Another fourth-year student there, Bun Tola, expected the loss of its main patron would "create major problems for the future of the university".
Hok Lundy was the driving force behind starting the Royal University of Svay Rieng, using personal finances to foot the US$2 million bill for its construction and provide free tuition and learning materials for the nearly 800 students composing its first cohort, according to its vice dean, Loek Virak.
He said Hok Lundy's death could drain the school's finances and postpone plans for its expansion.
The concern was shared by Hab Channara, dean of the university's faculty of business, who praised Hok Lundy's vision to allow the province's youth to pursue higher education while remaining close to home.

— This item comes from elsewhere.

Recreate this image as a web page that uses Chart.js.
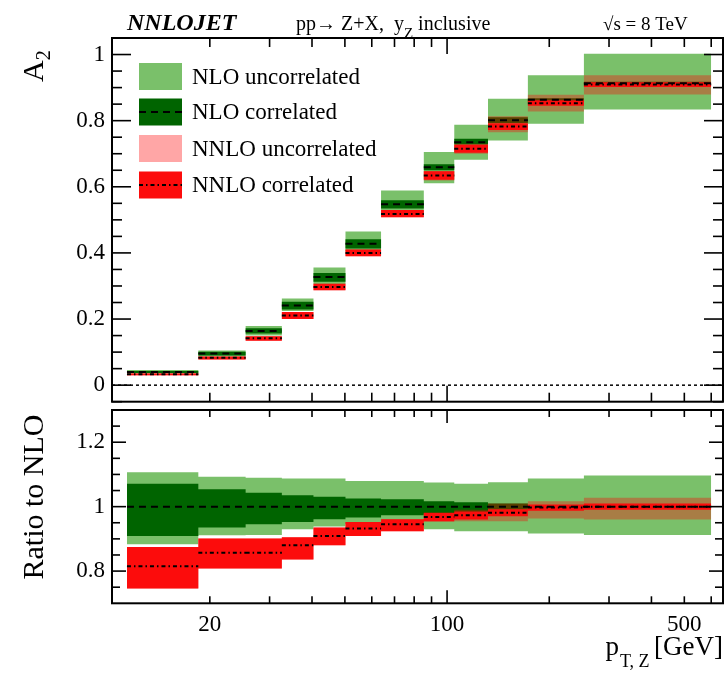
<!DOCTYPE html>
<html><head><meta charset="utf-8">
<script src="https://cdn.jsdelivr.net/npm/chart.js@4.4.0/dist/chart.umd.min.js"></script>
<style>
html,body{margin:0;padding:0;background:#fff;}
#wrap{position:relative;width:725px;height:679px;background:#fff;}
#c1{position:absolute;left:0;top:0;}
#c2{position:absolute;left:0;top:405px;}
</style></head><body>
<div id="wrap">
<canvas id="c1" width="725" height="405"></canvas>
<canvas id="c2" width="725" height="274"></canvas>
</div>
<script>
// ---------------- DATA ----------------
const binEdges = [11.4, 18.5, 25.5, 32.6, 40.4, 50.2, 63.9, 85.4, 105, 132, 173, 253, 600];

// Top panel: A2
const nloCentral  = [0.040,0.096,0.164,0.241,0.327,0.428,0.547,0.659,0.735,0.801,0.863,0.913];
const nloUncLow   = [0.035,0.087,0.150,0.224,0.306,0.405,0.515,0.611,0.682,0.740,0.791,0.834];
const nloUncHigh  = [0.046,0.105,0.179,0.262,0.356,0.465,0.589,0.705,0.788,0.866,0.937,1.002];
const nloCorLow   = [0.037,0.090,0.156,0.229,0.313,0.413,0.534,0.650,0.728,0.793,0.858,0.909];
const nloCorHigh  = [0.043,0.101,0.172,0.252,0.339,0.441,0.559,0.668,0.745,0.810,0.868,0.918];
const nnloCentral = [0.033,0.083,0.142,0.211,0.297,0.400,0.518,0.634,0.715,0.782,0.853,0.909];
const nnloUncLow  = [0.029,0.078,0.134,0.200,0.287,0.390,0.508,0.619,0.700,0.765,0.828,0.879];
const nnloUncHigh = [0.036,0.087,0.148,0.221,0.307,0.410,0.530,0.648,0.730,0.813,0.878,0.937];
const nnloCorLow  = [0.030,0.078,0.134,0.200,0.287,0.390,0.508,0.621,0.703,0.772,0.845,0.902];
const nnloCorHigh = [0.035,0.087,0.148,0.221,0.307,0.410,0.530,0.647,0.727,0.792,0.862,0.916];

// Bottom panel: ratio to NLO
const rNloCentral  = [1,1,1,1,1,1,1,1,1,1,1,1];
const rNloUncLow   = [0.883,0.911,0.912,0.930,0.938,0.945,0.935,0.930,0.924,0.924,0.917,0.912];
const rNloUncHigh  = [1.107,1.093,1.090,1.087,1.087,1.080,1.080,1.075,1.071,1.076,1.087,1.097];
const rNloCorLow   = [0.909,0.935,0.945,0.952,0.961,0.966,0.973,0.979,0.980,0.990,0.995,0.995];
const rNloCorHigh  = [1.071,1.054,1.043,1.035,1.031,1.025,1.023,1.017,1.014,1.010,1.005,1.005];
const rNnloCentral = [0.815,0.857,0.857,0.880,0.909,0.932,0.945,0.968,0.973,0.981,0.997,1.000];
const rNnloUncLow  = [0.746,0.808,0.808,0.836,0.880,0.909,0.924,0.953,0.955,0.955,0.963,0.960];
const rNnloUncHigh = [0.875,0.901,0.901,0.905,0.935,0.952,0.961,0.983,0.990,1.010,1.017,1.028];
const rNnloCorLow  = [0.746,0.808,0.808,0.836,0.880,0.909,0.924,0.955,0.960,0.970,0.987,0.990];
const rNnloCorHigh = [0.875,0.901,0.901,0.905,0.935,0.952,0.961,0.980,0.985,0.992,1.007,1.010];

// Axes / ticks
const xRange = [10.3, 650];
const xTickValues = [20, 100, 500];
const xTickLabels = ['20', '100', '500'];
const xMinorTicks = [20,30,40,50,60,70,80,90,200,300,400,500,600];
const xMajorTicks = [100];
const yTopRange = [-0.05, 1.05];
const yTopTicks = [0, 0.2, 0.4, 0.6, 0.8, 1];
const yTopLabels = ['0','0.2','0.4','0.6','0.8','1'];
const yTopMinor = [-0.05,0.05,0.1,0.15,0.25,0.3,0.35,0.45,0.5,0.55,0.65,0.7,0.75,0.85,0.9,0.95,1.05];
const yBotRange = [0.7, 1.3];
const yBotTicks = [0.8, 1, 1.2];
const yBotLabels = ['0.8','1','1.2'];
const yBotMinor = [0.75,0.85,0.9,0.95,1.05,1.1,1.15,1.25];
const legendLabels = ['NLO uncorrelated','NLO correlated','NNLO uncorrelated','NNLO correlated'];

// ---------------- STYLE ----------------
const FONT = '"Liberation Serif", "Times New Roman", serif';
Chart.defaults.font.family = FONT;
Chart.defaults.color = '#000';
const C_LG = 'rgb(122,192,106)';
const C_DG = 'rgb(0,100,0)';
const C_PINK = 'rgba(255,0,0,0.35)';
const C_RED = 'rgb(252,12,12)';
const DASH_NLO = [7,5];
const DASH_NNLO = [4,3,1.5,3];

function steps(vals){ const p=[]; vals.forEach((v,i)=>{p.push({x:binEdges[i],y:v});p.push({x:binEdges[i+1],y:v});}); return p; }
function segs(vals){ const p=[]; vals.forEach((v,i)=>{p.push({x:binEdges[i],y:v});p.push({x:binEdges[i+1],y:v});p.push({x:binEdges[i+1],y:null});}); return p; }

function band(lo, hi, color, order, startIndex){
  return [
    {data:steps(lo), borderWidth:0, pointRadius:0, fill:false, order:order, backgroundColor:'rgba(0,0,0,0)', borderColor:'rgba(0,0,0,0)'},
    {data:steps(hi), borderWidth:0, pointRadius:0, fill:startIndex, order:order, backgroundColor:color, borderColor:'rgba(0,0,0,0)'}
  ];
}
function buildDatasets(uL,uH,cL,cH,nuL,nuH,ncL,ncH,cen,ncen,nloLineFn,extra){
  const ds=[];
  ds.push(...band(uL,uH,C_LG,10,0));
  ds.push(...band(cL,cH,C_DG,8,2));
  ds.push(...band(nuL,nuH,C_PINK,6,4));
  ds.push(...band(ncL,ncH,C_RED,4,6));
  ds.push({data:nloLineFn(cen), borderColor:'#000', borderWidth:2, borderDash:DASH_NLO, pointRadius:0, fill:false, order:2});
  ds.push({data:segs(ncen), borderColor:'#000', borderWidth:2, borderDash:DASH_NNLO, pointRadius:0, fill:false, order:1});
  if (extra) ds.push(extra);
  return ds;
}

function ln(ctx,x1,y1,x2,y2){ctx.beginPath();ctx.moveTo(x1,y1);ctx.lineTo(x2,y2);ctx.stroke();}
function frameTicks(chart, yMaj, yMin, yMajLen, yMinLen, xMajLen, xMinLen){
  const {ctx, chartArea:a, scales:{x,y}} = chart;
  ctx.save(); ctx.strokeStyle='#000'; ctx.lineWidth=1.6; ctx.setLineDash([]);
  yMaj.forEach(v=>{const p=y.getPixelForValue(v); ln(ctx,a.left,p,a.left+yMajLen,p); ln(ctx,a.right,p,a.right-yMajLen,p);});
  yMin.forEach(v=>{const p=y.getPixelForValue(v); ln(ctx,a.left,p,a.left+yMinLen,p); ln(ctx,a.right,p,a.right-yMinLen,p);});
  xMinorTicks.forEach(v=>{const p=x.getPixelForValue(v); ln(ctx,p,a.bottom,p,a.bottom-xMinLen); ln(ctx,p,a.top,p,a.top+xMinLen);});
  xMajorTicks.forEach(v=>{const p=x.getPixelForValue(v); ln(ctx,p,a.bottom,p,a.bottom-xMajLen); ln(ctx,p,a.top,p,a.top+xMajLen);});
  ctx.lineWidth=2; ctx.strokeRect(a.left,a.top,a.width,a.height);
  ctx.restore();
}

const topDeco = {
  id:'topDeco',
  afterDraw(chart){
    const ctx = chart.ctx;
    frameTicks(chart, yTopTicks, yTopMinor, 19, 10, 16, 9);
    ctx.save();
    ctx.fillStyle='#000'; ctx.textBaseline='alphabetic'; ctx.textAlign='left';
    // header
    ctx.font='italic bold 24px '+FONT; ctx.fillText('NNLOJET',127,30);
    let x=296; ctx.font='20px '+FONT;
    const s1='pp\u2192 Z+X,  y'; ctx.fillText(s1,x,30); x+=ctx.measureText(s1).width;
    ctx.font='15px '+FONT; ctx.fillText('Z',x,38); x+=ctx.measureText('Z').width;
    ctx.font='20px '+FONT; ctx.fillText(' inclusive',x,30);
    ctx.font='19px '+FONT; ctx.fillText('\u221As = 8 TeV',603,30);
    // y title A2
    ctx.save(); ctx.translate(43,82); ctx.rotate(-Math.PI/2);
    ctx.font='30px '+FONT; ctx.fillText('A',0,0); const w=ctx.measureText('A').width;
    ctx.font='20px '+FONT; ctx.fillText('2',w,7);
    ctx.restore();
    // legend
    const lx=139, lw=43, lh=27, tx=192;
    const cy=[76.5,112,148.5,185];
    const cols=[C_LG,C_DG,C_PINK,C_RED];
    cols.forEach((c,i)=>{
      ctx.fillStyle=c; ctx.fillRect(lx,cy[i]-lh/2,lw,lh);
      if(i===1||i===3){
        ctx.strokeStyle='#000'; ctx.lineWidth=2; ctx.setLineDash(i===1?DASH_NLO:DASH_NNLO);
        ln(ctx,lx,cy[i],lx+lw,cy[i]); ctx.setLineDash([]);
      }
      ctx.fillStyle='#000'; ctx.font='23px '+FONT; ctx.textBaseline='middle';
      ctx.fillText(legendLabels[i],tx,cy[i]+1);
    });
    ctx.restore();
  }
};

const botDeco = {
  id:'botDeco',
  afterDraw(chart){
    const ctx = chart.ctx;
    frameTicks(chart, yBotTicks, yBotMinor, 14, 8, 13, 7);
    ctx.save(); ctx.fillStyle='#000'; ctx.textBaseline='alphabetic';
    // y title
    ctx.save(); ctx.translate(43,92); ctx.rotate(-Math.PI/2);
    ctx.font='30px '+FONT; ctx.textAlign='center'; ctx.fillText('Ratio to NLO',0,0);
    ctx.restore();
    // x title
    ctx.textAlign='left';
    ctx.font='27px '+FONT; const wG=ctx.measureText('[GeV]').width;
    ctx.fillText('[GeV]',723-wG,250);
    ctx.font='18px '+FONT; const wS=ctx.measureText('T, Z ').width;
    ctx.fillText('T, Z',723-wG-wS,262);
    ctx.font='27px '+FONT; const wP=ctx.measureText('p').width;
    ctx.fillText('p',723-wG-wS-wP-1,250);
    ctx.restore();
  }
};

function xScale(showLabels){
  return {
    type:'logarithmic', min:xRange[0], max:xRange[1], display:showLabels,
    afterBuildTicks(s){ s.ticks = xTickValues.map(v=>({value:v})); },
    afterFit(s){ if(showLabels) s.height = 274-198.3; s.paddingLeft=0; s.paddingRight=0; },
    ticks:{ autoSkip:false, maxRotation:0, minRotation:0, padding:8, font:{size:23}, color:'#000',
            callback:(v,i)=>xTickLabels[i] },
    grid:{display:false, drawTicks:false}, border:{display:false}
  };
}
function yScale(range, ticks, labels){
  return {
    type:'linear', min:range[0], max:range[1],
    afterBuildTicks(s){ s.ticks = ticks.map(v=>({value:v})); },
    afterFit(s){ s.width = 112; s.paddingTop=0; s.paddingBottom=0; },
    ticks:{ padding:7, font:{size:23}, color:'#000', callback:(v,i)=>labels[i] },
    grid:{display:false, drawTicks:false}, border:{display:false}
  };
}

const commonOpts = {
  responsive:false, animation:false, devicePixelRatio:1,
  plugins:{legend:{display:false}, tooltip:{enabled:false}},
  elements:{line:{tension:0}, point:{radius:0}}
};

const zeroLine = {data:[{x:xRange[0],y:0},{x:xRange[1],y:0}], borderColor:'#000', borderWidth:1.5, borderDash:[3,3], pointRadius:0, fill:false, order:3};

new Chart(document.getElementById('c1'), {
  type:'line',
  data:{datasets: buildDatasets(nloUncLow,nloUncHigh,nloCorLow,nloCorHigh,nnloUncLow,nnloUncHigh,nnloCorLow,nnloCorHigh,nloCentral,nnloCentral,segs,zeroLine)},
  options:Object.assign({}, commonOpts, {
    layout:{padding:{left:0,right:2,top:38,bottom:3.3}},
    scales:{x:xScale(false), y:yScale(yTopRange,yTopTicks,yTopLabels)}
  }),
  plugins:[topDeco]
});

new Chart(document.getElementById('c2'), {
  type:'line',
  data:{datasets: buildDatasets(rNloUncLow,rNloUncHigh,rNloCorLow,rNloCorHigh,rNnloUncLow,rNnloUncHigh,rNnloCorLow,rNnloCorHigh,rNloCentral,rNnloCentral,steps,null)},
  options:Object.assign({}, commonOpts, {
    layout:{padding:{left:0,right:2,top:5,bottom:0}},
    scales:{x:xScale(true), y:yScale(yBotRange,yBotTicks,yBotLabels)}
  }),
  plugins:[botDeco]
});
</script>
</body></html>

"He was just about to sign on for his plan to have more classrooms built, but now, with his death, there will be problems with the school's development," Hab Channara said.
While opposition lawmakers and human rights groups point to a litany of unsolved political murders and alleged links to crime rings that they say cast a dark shadow on the late strongman's tenure, Svay Rieng provincial Governor Chieng Om called him nothing less than a "hero" for his patronage of local education.